For 2), when copying media to the media folder, if we have a duplicate
filename, we check if that file has the same md5, and avoid copying if so.
This won't merge identical content that has separate names, but instances
where users need that are rare.
Anki used random 64bit IDs for cards, facts and fields. This had some nice
properties:
- merging data in syncs and imports was simply a matter of copying each way,
as conflicts were astronomically unlikely
- it made it easy to identify identical cards and prevent them from being
reimported
But there were some negatives too:
- they're more expensive to store
- javascript can't handle numbers > 2**53, which means AnkiMobile, iAnki and
so on have to treat the ids as strings, which is slow
- simply copying data in a sync or import can lead to corruption, as while a
duplicate id indicates the data was originally the same, it may have
diverged. A more intelligent approach is necessary.
- sqlite was sorting the fields table based on the id, which meant the fields
were spread across the table, and costly to fetch
So instead, we'll move to incremental ids. In the case of model changes we'll
declare that a schema change and force a full sync to avoid having to deal
with conflicts, and in the case of cards and facts, we'll need to update the
ids on one end to merge. Identical cards can be detected by checking to see if
their id is the same and their creation time is the same.

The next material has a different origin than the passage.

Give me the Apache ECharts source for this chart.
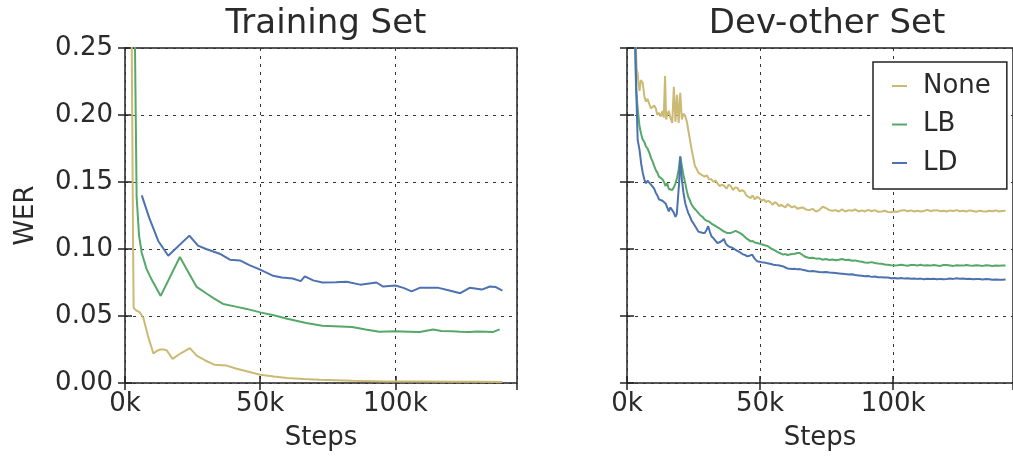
<!DOCTYPE html>
<html>
<head>
<meta charset="utf-8">
<script src="https://cdn.jsdelivr.net/npm/echarts@6/dist/echarts.min.js"></script>
<style>html,body{margin:0;padding:0;background:#fff;}#c{width:1013px;height:456px;}</style>
</head>
<body>
<div id="c"></div>
<script>
// ---- data (steps in thousands, WER) ----
const seriesNames = ['None', 'LB', 'LD'];
const panelTitles = ['Training Set', 'Dev-other Set'];
const yTickValues = [0, 0.05, 0.10, 0.15, 0.20, 0.25];
const xTickValues = [0, 50, 100];

const trainNone = [[2,0.40],[3,0.10],[3.2,0.056],[4.3,0.054],[5.5,0.0527],[6.8,0.0485],[8.5,0.035],[10.5,0.022],[11.8,0.024],[13,0.025],[14.2,0.025],[15.4,0.0244],[17.6,0.018],[20.5,0.022],[24,0.026],[26.5,0.0204],[29.5,0.017],[33,0.0137],[37.6,0.013],[41,0.0108],[45,0.0087],[50,0.0062],[55,0.0048],[60,0.0037],[66,0.003],[72,0.0025],[84,0.0017],[96.7,0.0012],[109,0.0011],[121,0.001],[130,0.0009],[139.6,0.0008]];
const trainLB = [[2.5,0.45],[3.7,0.25],[4.3,0.139],[5.2,0.11],[6.2,0.097],[8,0.085],[9.9,0.077],[13.2,0.065],[20.3,0.094],[26.5,0.0717],[30,0.067],[33,0.063],[36.3,0.059],[41,0.057],[45,0.0553],[50,0.0527],[55,0.0505],[60,0.048],[67,0.0448],[73,0.0428],[84,0.0418],[89,0.040],[94,0.0383],[100,0.0386],[105,0.0383],[109,0.038],[112,0.0392],[114,0.040],[117,0.0388],[121,0.0386],[124,0.0382],[127.5,0.038],[130,0.0385],[133.7,0.0383],[136,0.038],[138.6,0.040]];
const trainLD = [[6.2,0.140],[9,0.123],[12.3,0.106],[16,0.095],[23.8,0.110],[27,0.1025],[30,0.100],[35,0.0965],[38.8,0.092],[42.5,0.0915],[46,0.088],[50,0.0846],[54.8,0.080],[58,0.0788],[62,0.078],[65,0.076],[66.5,0.0796],[69.6,0.0766],[73,0.075],[78,0.0752],[82,0.0756],[87,0.0734],[93,0.075],[95.5,0.072],[100,0.0727],[103,0.071],[106,0.0684],[109,0.071],[116,0.071],[120,0.069],[124,0.067],[127.5,0.071],[132,0.0697],[135,0.072],[137,0.0717],[139.6,0.069]];

const devNone = [[2,0.40],[3,0.27],[3.6,0.235],[4,0.231],[4.4,0.222],[4.7,0.218],[5.2,0.226],[5.9,0.224],[6.5,0.214],[7.1,0.210],[7.7,0.212],[8.4,0.208],[9,0.205],[9.6,0.204],[10.2,0.207],[10.8,0.205],[11.4,0.200],[12,0.2015],[12.7,0.199],[13.3,0.203],[13.8,0.198],[14.3,0.229],[14.7,0.1966],[15.2,0.201],[15.7,0.203],[16.3,0.198],[17,0.194],[17.6,0.221],[18.2,0.195],[18.8,0.215],[19.4,0.194],[20,0.2165],[20.6,0.1966],[21.2,0.201],[21.9,0.199],[22.5,0.195],[23,0.189],[23.7,0.181],[24.3,0.174],[24.9,0.168],[25.5,0.162],[26.1,0.160],[26.8,0.157],[27.5,0.158],[28.3,0.155],[29.2,0.154],[30,0.155],[30.8,0.152],[31.7,0.152],[32.5,0.150],[33.3,0.151],[34,0.149],[34.8,0.147],[35.7,0.148],[36.6,0.147],[37.4,0.145],[38.2,0.148],[39,0.147],[39.8,0.144],[40.7,0.146],[41.5,0.1455],[42.3,0.143],[43.2,0.144],[44,0.143],[44.8,0.140],[45.6,0.139],[46.4,0.138],[47.2,0.140],[48,0.137],[48.9,0.139],[49.7,0.138],[50.5,0.136],[51.4,0.137],[52.2,0.135],[53,0.136],[53.8,0.135],[54.7,0.133],[55.5,0.135],[56.3,0.134],[57.1,0.132],[57.9,0.133],[58.7,0.132],[59.5,0.131],[60.3,0.1335],[61,0.1324],[62,0.131],[63,0.132],[64,0.130],[64.9,0.1306],[66,0.131],[67.2,0.1295],[68.5,0.129],[69.7,0.130],[71,0.128],[72.2,0.129],[73.5,0.1315],[74.7,0.1306],[76,0.129],[77.2,0.1285],[78.4,0.129],[79.6,0.128],[80.8,0.1295],[82,0.128],[83.3,0.129],[84.5,0.1285],[85.7,0.1295],[87,0.128],[88.2,0.1288],[89.4,0.128],[90.6,0.1292],[91.9,0.1282],[93.1,0.129],[94.3,0.1278],[95.6,0.128],[96.8,0.1286],[98,0.1276],[99.2,0.1274],[100.5,0.128],[101.7,0.1278],[103,0.1288],[104.2,0.129],[105.4,0.1282],[106.6,0.1288],[107.9,0.128],[109.1,0.1286],[110.3,0.128],[111.5,0.1284],[112.8,0.1292],[114,0.1284],[115.2,0.1288],[116.5,0.129],[117.7,0.1282],[118.9,0.1286],[120.1,0.128],[121.4,0.1288],[122.6,0.1284],[123.8,0.129],[125,0.1282],[126.3,0.1286],[127.5,0.128],[128.7,0.1288],[130,0.1284],[131.2,0.1278],[132.4,0.1286],[133.6,0.1282],[134.9,0.128],[136.1,0.1286],[137.3,0.1282],[138.5,0.1288],[139.8,0.128],[141,0.1284],[142.2,0.1286]];
const devLB = [[2,0.40],[3,0.26],[3.4,0.219],[4,0.205],[4.7,0.1916],[5.3,0.186],[5.9,0.1816],[6.5,0.180],[7.1,0.1766],[7.7,0.175],[8.4,0.1717],[9,0.168],[9.6,0.1654],[10.2,0.162],[10.8,0.159],[11.4,0.157],[12,0.154],[12.7,0.155],[13.3,0.152],[13.9,0.150],[14.5,0.147],[15.1,0.149],[15.7,0.1448],[16.3,0.146],[17,0.144],[17.6,0.146],[18.2,0.149],[18.8,0.153],[19.4,0.159],[20,0.169],[20.6,0.162],[21.2,0.155],[21.9,0.149],[22.5,0.143],[23,0.139],[23.7,0.136],[24.3,0.133],[25,0.131],[25.9,0.129],[26.8,0.127],[27.6,0.125],[28.4,0.124],[29.2,0.122],[30,0.121],[30.8,0.1205],[31.7,0.119],[32.5,0.118],[33.3,0.117],[34,0.1157],[35,0.115],[35.8,0.1138],[36.6,0.113],[37.5,0.112],[38.2,0.1125],[39,0.112],[40,0.1128],[40.8,0.1135],[41.5,0.113],[42.3,0.112],[43.2,0.111],[44,0.1095],[44.8,0.108],[45.6,0.107],[46.4,0.1057],[47.2,0.106],[48,0.1048],[48.9,0.1045],[49.7,0.104],[50.5,0.1035],[51.4,0.103],[52.2,0.1025],[53,0.102],[53.8,0.1008],[54.7,0.0998],[55.5,0.099],[56.3,0.098],[57.1,0.0972],[57.9,0.0965],[58.7,0.0958],[59.5,0.0962],[60.3,0.0955],[61,0.0958],[62,0.0962],[63,0.0965],[64,0.097],[64.9,0.097],[66,0.0955],[67.2,0.094],[68.5,0.0933],[69.7,0.0935],[71,0.0928],[72.2,0.093],[73.5,0.092],[74.7,0.0925],[76,0.0918],[77.2,0.0922],[78.4,0.0916],[79.6,0.092],[80.8,0.0925],[82,0.0918],[83.3,0.092],[84.5,0.0912],[85.7,0.0915],[87,0.0908],[88.2,0.0905],[89.4,0.090],[90.6,0.0898],[91.9,0.0902],[93.1,0.0895],[94.3,0.0892],[95.6,0.089],[96.8,0.0885],[98,0.0882],[99.2,0.0878],[100.5,0.0876],[101.7,0.0878],[103,0.0882],[104.2,0.0878],[105.4,0.0875],[106.6,0.088],[107.9,0.088],[109.1,0.0877],[110.3,0.0882],[111.5,0.0876],[112.8,0.0879],[114,0.0876],[115.2,0.0881],[116.5,0.0877],[117.7,0.0874],[118.9,0.088],[120.1,0.088],[121.4,0.0877],[122.6,0.0874],[123.8,0.0879],[125,0.0876],[126.3,0.0876],[127.5,0.0881],[128.7,0.0877],[130,0.0875],[131.2,0.0879],[132.4,0.0876],[133.6,0.0874],[134.9,0.0878],[136.1,0.0876],[137.3,0.0873],[138.5,0.0877],[139.8,0.0875],[141,0.0876],[142.2,0.0877]];
const devLD = [[2,0.40],[3,0.26],[3.6,0.21],[4,0.1816],[4.7,0.174],[5.3,0.164],[5.9,0.157],[6.5,0.152],[7.1,0.149],[7.7,0.151],[8.4,0.150],[9,0.148],[9.6,0.147],[10.2,0.145],[10.8,0.142],[11.4,0.140],[12,0.137],[12.7,0.138],[13.3,0.136],[13.9,0.135],[14.5,0.134],[15.1,0.131],[15.7,0.128],[16.3,0.131],[17,0.129],[17.6,0.127],[18.2,0.124],[18.7,0.126],[19.2,0.127],[19.6,0.150],[20,0.169],[20.3,0.16],[20.6,0.152],[21.2,0.142],[21.9,0.134],[22.5,0.130],[23,0.127],[23.7,0.124],[24.3,0.121],[25,0.119],[25.9,0.116],[26.8,0.113],[27.6,0.1125],[28.4,0.112],[29.2,0.112],[29.8,0.114],[30.5,0.117],[31.1,0.113],[31.7,0.1095],[32.5,0.108],[33.3,0.106],[34,0.1045],[34.8,0.105],[35.6,0.106],[36.4,0.1075],[37.1,0.104],[37.8,0.1025],[38.6,0.1015],[39.5,0.101],[40.3,0.100],[41.1,0.099],[42,0.098],[42.8,0.097],[43.6,0.096],[44.4,0.0955],[45.2,0.0945],[46.1,0.095],[47,0.0958],[47.9,0.093],[48.9,0.0908],[49.7,0.0905],[50.5,0.0902],[51.4,0.090],[52.3,0.0895],[53.2,0.0892],[54.1,0.0888],[55,0.0883],[55.9,0.088],[56.8,0.0878],[57.7,0.0875],[58.7,0.087],[59.5,0.0862],[60.3,0.0855],[61,0.0846],[62,0.085],[63,0.0852],[64,0.0848],[64.9,0.085],[66,0.0845],[67.2,0.084],[68.5,0.0833],[69.7,0.0835],[71,0.0832],[72.2,0.0828],[73.5,0.0826],[74.7,0.0828],[76,0.0824],[77.2,0.0822],[78.4,0.082],[79.6,0.0818],[80.8,0.0816],[82,0.0813],[83.3,0.081],[84.5,0.0812],[85.7,0.0806],[87,0.0803],[88.2,0.080],[89.4,0.0796],[90.6,0.0798],[91.9,0.0792],[93.1,0.0794],[94.3,0.079],[95.6,0.079],[96.8,0.0787],[98,0.0788],[99.2,0.0782],[100.5,0.0784],[101.7,0.078],[103,0.0783],[104.2,0.0779],[105.4,0.0782],[106.6,0.0778],[107.9,0.078],[109.1,0.0777],[110.3,0.0779],[111.5,0.0775],[112.8,0.0778],[114,0.0776],[115.2,0.0778],[116.5,0.0774],[117.7,0.0777],[118.9,0.0775],[120.1,0.0776],[121.4,0.0779],[122.6,0.0777],[123.8,0.0781],[125,0.0778],[126.3,0.078],[127.5,0.0776],[128.7,0.0778],[130,0.0775],[131.2,0.0777],[132.4,0.0776],[133.6,0.0773],[134.9,0.0776],[136.1,0.0774],[137.3,0.0771],[138.5,0.0773],[139.8,0.077],[141,0.0771],[142.2,0.0772]];

// ---- styling ----
const FONT = 'DejaVu Sans';
const TXT = '#2a2a2a';
const colors = { None: '#CCB974', LB: '#55A868', LD: '#4C72B0' };
const X_MAX = 145000;

const chart = echarts.init(document.getElementById('c'), null, { renderer: 'canvas' });

const grids = [
  { left: 125, top: 48, width: 392, height: 337 },
  { left: 627, top: 48, width: 394, height: 337 }
];

function xAx(gi, primary) {
  return {
    type: 'value', gridIndex: gi, min: 0, max: X_MAX, interval: 50000,
    position: primary ? 'bottom' : 'top',
    name: primary ? 'Steps' : '', nameLocation: 'middle', nameGap: 42,
    nameTextStyle: { fontFamily: FONT, fontSize: 26, color: TXT },
    axisLine: { show: false },
    axisTick: { show: true, inside: true, length: 7, lineStyle: { color: '#222', width: 1.5 } },
    axisLabel: {
      show: primary, fontFamily: FONT, fontSize: 26, color: TXT, margin: 8,
      showMaxLabel: false,
      formatter: v => (xTickValues.indexOf(v / 1000) >= 0 ? (v / 1000) + 'k' : '')
    },
    splitLine: { show: primary, lineStyle: { color: '#333', width: 1, type: [3, 5] } }
  };
}
function yAx(gi, primary, labels) {
  return {
    type: 'value', gridIndex: gi, min: 0, max: 0.25, interval: 0.05,
    position: primary ? 'left' : 'right',
    name: labels ? 'WER' : '', nameLocation: 'middle', nameGap: 86,
    nameTextStyle: { fontFamily: FONT, fontSize: 26, color: TXT },
    axisLine: { show: false },
    axisTick: { show: true, inside: true, length: 7, lineStyle: { color: '#222', width: 1.5 } },
    axisLabel: {
      show: labels, fontFamily: FONT, fontSize: 26, color: TXT, margin: 12,
      formatter: v => (yTickValues.some(t => Math.abs(t - v) < 1e-9) ? v.toFixed(2) : '')
    },
    splitLine: { show: primary, lineStyle: { color: '#333', width: 1, type: [3, 5] } }
  };
}

const toData = arr => arr.map(p => [p[0] * 1000, p[1]]);
const panels = [
  { None: trainNone, LB: trainLB, LD: trainLD },
  { None: devNone, LB: devLB, LD: devLD }
];
const series = [];
panels.forEach((p, gi) => {
  seriesNames.forEach(n => {
    series.push({
      name: n, type: 'line', xAxisIndex: gi * 2, yAxisIndex: gi * 2,
      data: toData(p[n]), showSymbol: false, symbol: 'none', clip: true,
      lineStyle: { color: colors[n], width: 2 }, itemStyle: { color: colors[n] },
      animation: false
    });
  });
});

chart.setOption({
  animation: false,
  backgroundColor: '#fff',
  title: panelTitles.map((t, i) => ({
    text: t, left: grids[i].left + grids[i].width / 2 - (i === 1 ? 2 : 0), top: 2, textAlign: 'center',
    textStyle: { fontFamily: FONT, fontSize: 34, fontWeight: 'normal', color: TXT }
  })),
  grid: grids.map(g => Object.assign({ show: true, borderColor: '#222', borderWidth: 1.5, backgroundColor: 'transparent' }, g)),
  xAxis: [xAx(0, true), xAx(0, false), xAx(1, true), xAx(1, false)],
  yAxis: [yAx(0, true, true), yAx(0, false, false), yAx(1, true, false), yAx(1, false, false)],
  legend: {
    data: seriesNames, orient: 'vertical', left: 873, top: 62,
    padding: [11, 16, 13, 19], itemGap: 12.5, itemWidth: 15, itemHeight: 2, icon: 'rect',
    backgroundColor: '#fff', borderColor: '#222', borderWidth: 1.5,
    selectedMode: false,
    textStyle: { fontFamily: FONT, fontSize: 26, color: TXT, padding: [0, 0, 0, 11] }
  },
  series: series
});
</script>
</body>
</html>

Creation time has been added back to cards and facts because it's necessary
for sync conflict merging. That means facts.pos is not required.
The graves table has been removed. It's not necessary for schema related
changes, and dead cards/facts can be represented as a card with queue=-4 and
created=0. Because we will record schema modification time and can ensure a
full sync propagates to all endpoints, it means we can remove the dead
cards/facts on schema change.
Tags have been removed from the facts table and are represented as a field
with ord=-1 and fmid=0. Combined with the locality improvement for fields, it
means that fetching fields is not much more expensive than using the q/a
cache.
Because of the above, removing the q/a cache is a possibility now. The q and a
columns on cards has been dropped. It will still be necessary to render the
q/a on fact add/edit, since we need to record media references. It would be
nice to avoid this in the future. Perhaps one way would be the ability to
assign a type to fields, like "image", "audio", or "latex". LaTeX needs
special consider anyway, as it was being rendered into the q/a cache.
- move latex preamble into a deck var and include amsmath by default
- include the pre/postamble in the hash, so changes to the preamble result in
newly generated images
- latex now slots in to the formatQA hook to render images in the q/a
- moved call() to utils
- cache/uncache latex have been obsoleted. User can delete manually, and
images will be regenerated with a DB check